The exhibition and residency MOTHA and Chris E. Vargas: Consciousness Razing—The Stonewall Re-Memorialization Project” questions what we think we know about the 1969 Stonewall riots, often cited as a formative event for gay liberation and the modern LGBTQI civil rights movement in the United States. In order to expand how this complex history is memorialized, and to acknowledge the ways it has been manipulated, Vargas has invited an intergenerational group of artists to propose new monuments to the riots. These commemorations—by Chris Bogia, Jibz Cameron, Nicki Green, Martine Gutierrez, Sharon Hayes, Thomas Lanigan-Schmidt, Catherine Lord, Devin N. Morris, D’hana Perry, Keijaun Thomas, Geo Wyeth, and Sarah Zapata—take up Stonewall’s legacy through radically different forms and on divergent terms. Vargas’s project contends that attempting to narrate a stable history does the past a disservice. Instead, MOTHA acknowledges that the act of historicizing is inherently biased and often self-serving, and finds new ways to uncover, recast, and recuperate elements of the past.

Public Programs

MOTHA Executive Director Address: Stones to the Wall
Saturday September 29, 3 PM
In a director’s address —chock full of puns and tongue-in-cheek asides—Chris E. Vargas introduces the Museum of Transgender Hirstory & Art (MOTHA), exploring the stakes and challenges of creating a museum dedicated to trans hirstories while reckoning with the shifting, unstable nature of gender paradigms across different historical periods.
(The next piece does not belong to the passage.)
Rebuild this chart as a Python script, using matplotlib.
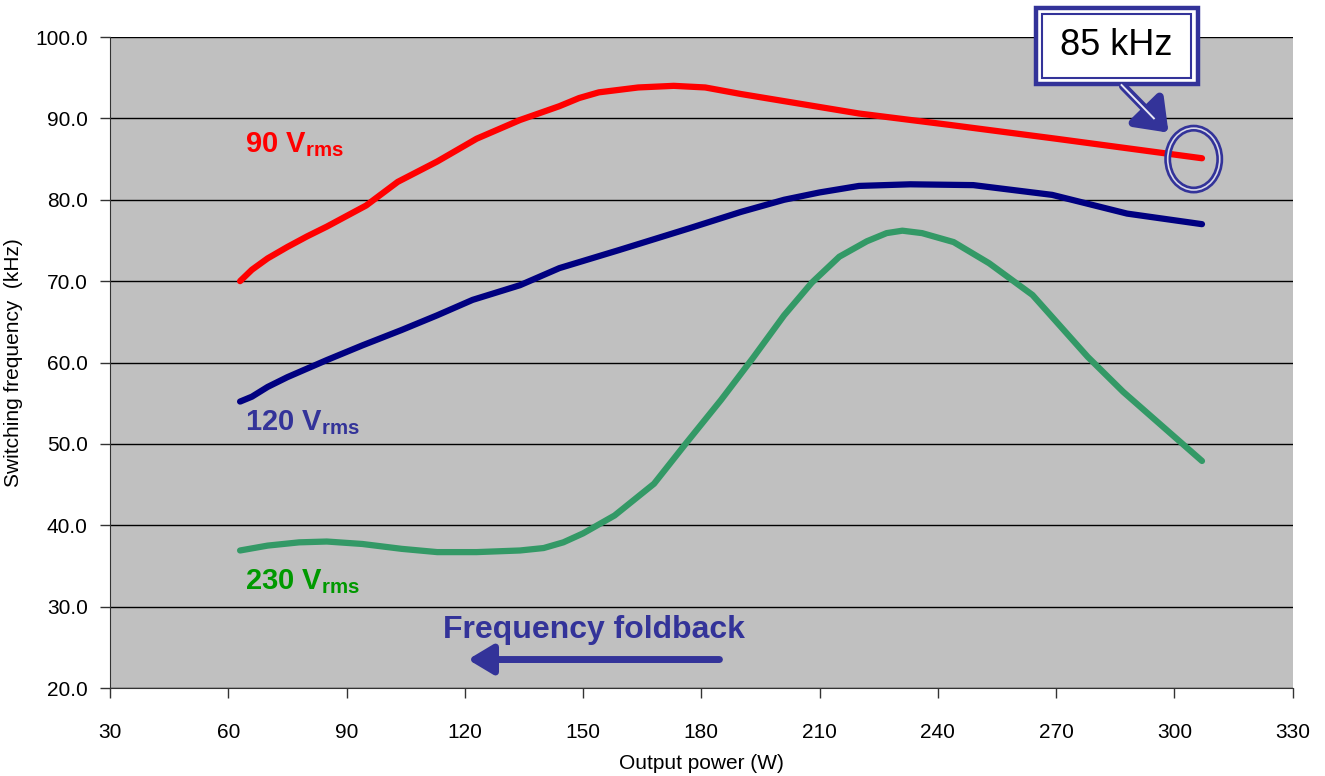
import numpy as np
import matplotlib
matplotlib.use("Agg")
import matplotlib.pyplot as plt
from matplotlib.patches import Rectangle, Ellipse, FancyArrowPatch

plt.rcParams['font.family'] = ['Liberation Sans', 'DejaVu Sans']
plt.rcParams['mathtext.fontset'] = 'custom'
plt.rcParams['mathtext.rm'] = 'Liberation Sans'
plt.rcParams['mathtext.bf'] = 'Liberation Sans:bold'

# data
x_90 = [63, 66, 70, 75, 80, 85, 90, 95, 103, 113, 123, 134, 144, 149, 154, 164, 173, 181, 190, 200, 210, 220, 243, 270, 307]
f_90 = [70.0, 71.4, 72.8, 74.2, 75.5, 76.7, 78.0, 79.3, 82.2, 84.7, 87.5, 89.8, 91.5, 92.5, 93.2, 93.8, 94.0, 93.8, 93.0, 92.2, 91.4, 90.6, 89.2, 87.5, 85.1]

x_120 = [63, 66, 70, 75, 85, 94, 104, 113, 122, 134, 144, 159, 177, 190, 201, 210, 220, 233, 249, 269, 288, 307]
f_120 = [55.2, 55.8, 57.0, 58.2, 60.3, 62.1, 64.0, 65.8, 67.7, 69.5, 71.6, 73.8, 76.5, 78.5, 80.0, 80.9, 81.7, 81.9, 81.8, 80.6, 78.3, 77.0]

x_230 = [63, 70, 78, 85, 94, 104, 113, 123, 134, 140, 145, 150, 158, 168, 176, 185, 193, 201, 208, 215, 222, 227, 231, 236, 244, 253, 264, 278, 287, 307]
f_230 = [36.9, 37.5, 37.9, 38.0, 37.7, 37.1, 36.7, 36.7, 36.9, 37.2, 37.9, 39.0, 41.2, 45.1, 50.0, 55.4, 60.5, 65.8, 69.8, 73.0, 74.9, 75.9, 76.2, 75.9, 74.8, 72.2, 68.3, 60.7, 56.4, 47.9]

x_ticks = list(range(30, 331, 30))
y_ticks = list(range(20, 101, 10))

blue = '#333399'

fig = plt.figure(figsize=(13.25, 7.76), dpi=100)
ax = fig.add_axes([0.083, 0.1134, 0.8926, 0.8389])
ax.set_facecolor('#C0C0C0')

for yv in y_ticks:
    ax.axhline(yv, color='black', lw=1.0, zorder=1)

ax.plot(x_90, f_90, color='#FF0000', lw=4.5, solid_capstyle='round', solid_joinstyle='round', zorder=3)
ax.plot(x_120, f_120, color='#000080', lw=4.5, solid_capstyle='round', solid_joinstyle='round', zorder=3)
ax.plot(x_230, f_230, color='#339966', lw=4.5, solid_capstyle='round', solid_joinstyle='round', zorder=3)

ax.set_xlim(30, 330)
ax.set_ylim(20, 100)
ax.set_xticks(x_ticks)
ax.set_yticks(y_ticks)
ax.set_yticklabels(['%.1f' % v for v in y_ticks])
ax.tick_params(direction='out', length=7, width=1, color='#333333', labelsize=15)
ax.tick_params(axis='x', pad=18)
ax.tick_params(axis='y', pad=9)
for s in ['top', 'right']:
    ax.spines[s].set_visible(False)
for s in ['left', 'bottom']:
    ax.spines[s].set_color('#333333')

ax.set_xlabel('Output power (W)', fontsize=15, labelpad=9)
ax.set_ylabel('Switching frequency  (kHz)', fontsize=15, labelpad=9)

# series labels
ax.text(64.3, 85.9, r'90 V$_\mathbf{rms}$', color='#FF0000', fontsize=21, fontweight='bold')
ax.text(64.3, 51.7, r'120 V$_\mathbf{rms}$', color=blue, fontsize=21, fontweight='bold')
ax.text(64.3, 32.2, r'230 V$_\mathbf{rms}$', color='#009900', fontsize=21, fontweight='bold')

# frequency foldback
ax.text(114.5, 26.1, 'Frequency foldback', color=blue, fontsize=23, fontweight='bold')
ax.add_patch(FancyArrowPatch((185.3, 23.5), (120.1, 23.5), arrowstyle='-|>,head_length=1.0,head_width=0.6',
                             mutation_scale=15, color=blue, lw=5, zorder=4))

# 85 kHz callout
ax.add_patch(Rectangle((264.8, 94.2), 41.1, 9.4, facecolor='white', edgecolor=blue, lw=3.2,
                       clip_on=False, zorder=5))
ax.add_patch(Rectangle((266.4, 95.0), 37.9, 7.8, facecolor='none', edgecolor=blue, lw=1.5,
                       clip_on=False, zorder=6))
ax.text(285.3, 98.9, '85 kHz', fontsize=26, ha='center', va='center', color='black', zorder=7,
        clip_on=False)

ax.add_patch(FancyArrowPatch((286.5, 94.2), (299.0, 88.0), arrowstyle='-|>,head_length=1.2,head_width=0.9',
                             mutation_scale=15, color=blue, lw=6, zorder=4))
ax.plot([286.6, 294.8], [94.1, 90.0], color='#E8E8F4', lw=1.4, zorder=5)

ax.add_patch(Ellipse((304.9, 85.0), 13.2, 7.6, facecolor='none', edgecolor=blue, lw=5, zorder=4))
ax.add_patch(Ellipse((304.9, 85.0), 13.2, 7.6, facecolor='none', edgecolor='#D8D8E8', lw=1.2, zorder=5))

fig.savefig('out.png', dpi=100)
Imperfect Models: Memory, Monuments, and Memorialization
Thursday November 8, 7 PM
Bringing together scholars, cultural critics, and artists—including Nona Faustine, Kevin Mumford, Harriet F. Senie, and Jeanne Vaccaro—this panel will consider the histories and futures of monuments in the United States, with a particular focus on the possibilities and challenges of memorializing queer and trans hirstories.

Speculative Monuments: Show and Pray Tell with MOTHA’s Commissioned Artists
Thursday January 17, 7 PM
The Museum of Transgender Hirstory & Art (MOTHA) presents an evening with the artists commissioned by MOTHA to propose new public artworks for Christopher Park, a national monument designated by President Obama in 2016 to commemorate the 1969 Stonewall Riots.

ABOUT R&D SEASONS

Organized by the New Museum’s Department of Education and Public Engagement, R&D (Research and Development) Seasons connect projects across multiple platforms around a new organizing theme each fall, spring, and summer. Seasonal themes are generated by artists-in-residence, and the department’s collaborations with artists lead to exhibitions, performances, conferences, screenings, publications, after-school programs for teens, Family Day activities, and archival research. Anchoring the Museum’s dedication to expanded forms of knowledge and cultural production, each theme is wide-ranging and limber rather than illustrative; participating artists, scholars, and curators raise topical questions and often test thematic limits.